UMass Dartmouth studies cancer-fighting compounds in cranberries
The UMass Dartmouth Cranberry Health Research Center has received a $150,000 gift from the Leo and Anne Albert Charitable Trust to advance research into the potential cancer-fighting benefits of cranberries. The gift will be combined with $100,000 in state Department of Public Health funds in the recently passed state budget.
The initiative brings together researchers with multidisciplinary expertise to study how cranberries, the official berry of Massachusetts, may play a role in reducing inflammatory diseases and cancers, with a focus on colon health. Multiple compounds in cranberries have been reported to reduce tumor cell growth and proliferation.

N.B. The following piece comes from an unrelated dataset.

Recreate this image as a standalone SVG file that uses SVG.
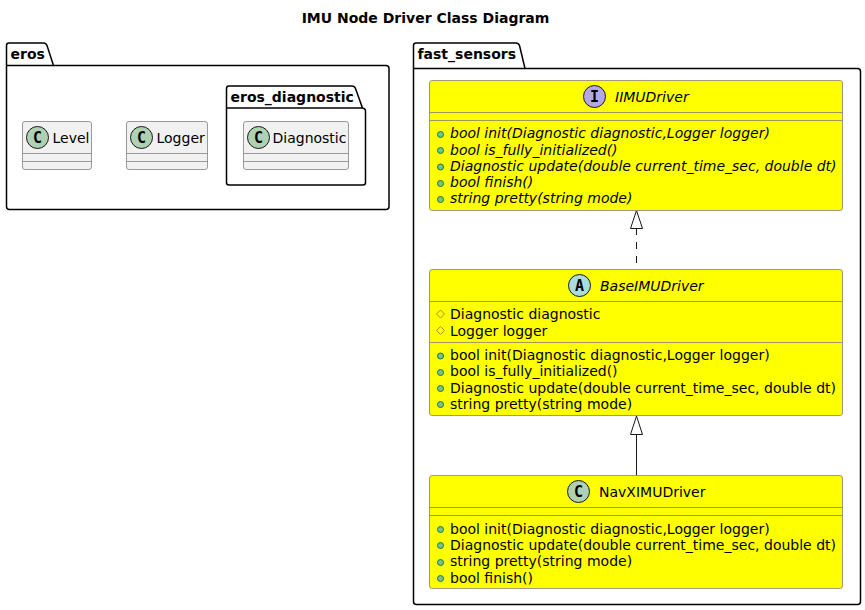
<svg xmlns="http://www.w3.org/2000/svg" width="865" height="610" viewBox="0 0 865 610">
<style>
text{font-family:"DejaVu Sans",sans-serif;font-size:14px;fill:#000}
.title,.pkgt{font-weight:bold}
.i{font-style:italic}
.pkg{fill:#fff;stroke:#000;stroke-width:1.5}
.cls{stroke:#7b7b7b;stroke-width:.75}
.y{fill:#ff0}
.g{fill:#f1f1f1}
.sep{stroke:#7b7b7b;stroke-width:.75;fill:none}
.ic{stroke:#181818;stroke-width:1}
.pub{fill:#84be84;stroke:#038048;stroke-width:1}
.prot{fill:none;stroke:#b38d22;stroke-width:1}
.glyph{font-family:"DejaVu Sans Mono",monospace;font-weight:bold;font-size:15px;text-anchor:middle}
.arrow{fill:#fff;stroke:#181818;stroke-width:1}
.line{stroke:#181818;stroke-width:1;fill:none}
</style>
<text class="title" x="425.5" y="23" text-anchor="middle">IMU Node Driver Class Diagram</text>

<g id="pkg-eros">
<path class="pkg" d="M9,43H43.5Q46,43 47,45.5L53.5,65.5H386Q389,65.5 389,68.5V206.5Q389,209.5 386,209.5H9.5Q6.5,209.5 6.5,206.5V45.5Q6.5,43 9,43Z"/>
<path class="pkg" d="M6.5,65.5H53.5" fill="none"/>
<text class="pkgt" x="10.5" y="58.5">eros</text>
</g>
<g id="pkg-eros_diagnostic">
<path class="pkg" d="M229,86H352Q354.5,86 355.5,88.5L362.5,108Q365.5,108.5 365.5,111V182.5Q365.5,185 363,185H229Q226.5,185 226.5,182.5V88.5Q226.5,86 229,86Z"/>
<path class="pkg" d="M226.5,108H362.5" fill="none"/>
<text class="pkgt" x="230.5" y="101.5">eros_diagnostic</text>
</g>
<g id="pkg-fast_sensors">
<path class="pkg" d="M416,43H516Q518.5,43 519.5,45.5L525,68.5H857.5Q860.5,68.5 860.5,71.5V601.5Q860.5,604.5 857.5,604.5H416.5Q413.5,604.5 413.5,601.5V45.5Q413.5,43 416,43Z"/>
<path class="pkg" d="M413.5,68.5H525" fill="none"/>
<text class="pkgt" x="417.5" y="58.5">fast_sensors</text>
</g>

<g id="connectors">
<path class="line" stroke-dasharray="7 7" d="M636.5,228V269.5"/>
<path class="arrow" d="M636.5,210.5L642.5,228.5H630.5Z"/>
<path class="line" d="M636.5,434.5V475.5"/>
<path class="arrow" d="M636.5,416L642.5,434.5H630.5Z"/>
</g>

<g id="Level">
<rect class="cls g" x="22.5" y="121.5" width="69" height="48" rx="2.5"/>
<path class="sep" d="M22.5,153.5H91.5M22.5,161.5H91.5"/>
<circle class="ic" cx="37.5" cy="137.5" r="11" fill="#add1b2"/>
<text class="glyph" x="37.5" y="143">C</text>
<text x="52.5" y="142.5">Level</text>
</g>
<g id="Logger">
<rect class="cls g" x="126.5" y="121.5" width="81" height="48" rx="2.5"/>
<path class="sep" d="M126.5,153.5H207.5M126.5,161.5H207.5"/>
<circle class="ic" cx="141.5" cy="137.5" r="11" fill="#add1b2"/>
<text class="glyph" x="141.5" y="143">C</text>
<text x="156.5" y="142.5">Logger</text>
</g>
<g id="Diagnostic">
<rect class="cls g" x="243.5" y="121.5" width="105" height="48" rx="2.5"/>
<path class="sep" d="M243.5,153.5H348.5M243.5,161.5H348.5"/>
<circle class="ic" cx="258.5" cy="137.5" r="11" fill="#add1b2"/>
<text class="glyph" x="258.5" y="143">C</text>
<text x="272.5" y="142.5">Diagnostic</text>
</g>

<g id="IIMUDriver">
<rect class="cls y" x="429.5" y="80.5" width="413" height="130" rx="2.5"/>
<path class="sep" d="M429.5,112.5H842.5M429.5,120.5H842.5"/>
<circle class="ic" cx="594.5" cy="96.5" r="11" fill="#b4a7e5"/>
<text class="glyph" x="594.5" y="102">I</text>
<text class="i" x="615" y="101.5">IIMUDriver</text>
<circle class="pub" cx="440.5" cy="134.5" r="3"/>
<circle class="pub" cx="440.5" cy="150.5" r="3"/>
<circle class="pub" cx="440.5" cy="167" r="3"/>
<circle class="pub" cx="440.5" cy="183.5" r="3"/>
<circle class="pub" cx="440.5" cy="199.5" r="3"/>
<text class="i" x="450" y="138">bool init(Diagnostic diagnostic,Logger logger)</text>
<text class="i" x="450" y="154.5">bool is_fully_initialized()</text>
<text class="i" x="450" y="170.5">Diagnostic update(double current_time_sec, double dt)</text>
<text class="i" x="450" y="187">bool finish()</text>
<text class="i" x="450" y="203">string pretty(string mode)</text>
</g>

<g id="BaseIMUDriver">
<rect class="cls y" x="429.5" y="269.5" width="413" height="146" rx="2.5"/>
<path class="sep" d="M429.5,301.5H842.5M429.5,342.5H842.5"/>
<circle class="ic" cx="579.5" cy="285.5" r="11" fill="#a9dcdf"/>
<text class="glyph" x="579.5" y="291">A</text>
<text class="i" x="600" y="291">BaseIMUDriver</text>
<path class="prot" d="M440.5,310L444.5,314L440.5,318L436.5,314Z"/>
<path class="prot" d="M440.5,326.5L444.5,330.5L440.5,334.5L436.5,330.5Z"/>
<text x="450" y="319">Diagnostic diagnostic</text>
<text x="450" y="335.5">Logger logger</text>
<circle class="pub" cx="440.5" cy="356" r="3"/>
<circle class="pub" cx="440.5" cy="372.5" r="3"/>
<circle class="pub" cx="440.5" cy="388.5" r="3"/>
<circle class="pub" cx="440.5" cy="404.5" r="3"/>
<text x="450" y="360">bool init(Diagnostic diagnostic,Logger logger)</text>
<text x="450" y="376">bool is_fully_initialized()</text>
<text x="450" y="392.5">Diagnostic update(double current_time_sec, double dt)</text>
<text x="450" y="408.5">string pretty(string mode)</text>
</g>

<g id="NavXIMUDriver">
<rect class="cls y" x="429.5" y="475.5" width="413" height="113" rx="2.5"/>
<path class="sep" d="M429.5,507.5H842.5M429.5,515.5H842.5"/>
<circle class="ic" cx="578.5" cy="491.5" r="11" fill="#add1b2"/>
<text class="glyph" x="578.5" y="497">C</text>
<text x="599" y="497">NavXIMUDriver</text>
<circle class="pub" cx="440.5" cy="529.5" r="3"/>
<circle class="pub" cx="440.5" cy="545.5" r="3"/>
<circle class="pub" cx="440.5" cy="562.5" r="3"/>
<circle class="pub" cx="440.5" cy="578.5" r="3"/>
<text x="450" y="533.5">bool init(Diagnostic diagnostic,Logger logger)</text>
<text x="450" y="549.5">Diagnostic update(double current_time_sec, double dt)</text>
<text x="450" y="566">string pretty(string mode)</text>
<text x="450" y="582.5">bool finish()</text>
</g>
</svg>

Dr. Catherine Neto, director of the Cranberry Health Research Center, leads the project. Her collaborators are Dr. Hang Xiao, UMass Amherst Department of Food Science, Dr. Milana Vasudev and Dr. Tracie Ferreira, UMass Dartmouth Department of Bioengineering, and Dr. Vanni Bucci, UMass Dartmouth Department of Biology.
Preliminary studies by Neto and Xiao have demonstrated that in a mouse model of inflammatory colon cancer/colitis, feeding cranberry powder to mice reduced tumor number and size, as well as tissue inflammation.
“These funds come at a critical time in our research,” Dr. Neto said. “Our early stage work has shown the promise of cranberries to fight disease. Now we are able to take that research to the next level.”
“When the founders first established the Albert Trust, they gave one simple instruction: help people,” said Gene Pranzo, Trustee. “Since then, we have sought to battle cancer, the disease that took both their lives. The Cranberry Health Research Center continues to show great promise in discovering new ways to both prevent and treat cancer, and we are delighted to help fund their work.”
“Through collaborative research and innovation, the Cranberry Health Research Center provides solid scientific evidence for the cranberry's role in health and nutrition,” said Senator Michael Rodrigues (D- Westport), co-chair of the Cranberry Station Oversight Board and a sponsor of the legislation providing state assistance to the Center. “I am continuously impressed by their work, and look forward to the advancement of their research made possible by the Albert Trust.”
“I want to thank the Albert Trust for their contribution and for recognizing the valuable work being done at UMass-Dartmouth,” said Rep. Bill Straus (D-Mattapoisett), also a co-chair of the Cranberry Station Oversight Board and a sponsor of the legislation providing state assistance to the Center. “These are public and private dollars that directly fund important cancer research, and I look forward to offering my continued support for the doctors and staff who conduct that research.”
"The Cape Cod Cranberry Growers' Association is pleased to hear about the recent support for the UMass Dartmouth Cranberry Health Research Center and the important work that can now continue from Dr. Neto's cutting edge research,” said Brian Wick, Executive Director of the Association. “Through the collaborative efforts of the Center, we are optimistic for the future direction of cancer research that may be obtained by utilizing our native cranberry. We are thankful for the strong support from both the Commonwealth of Massachusetts and the Albert Trust."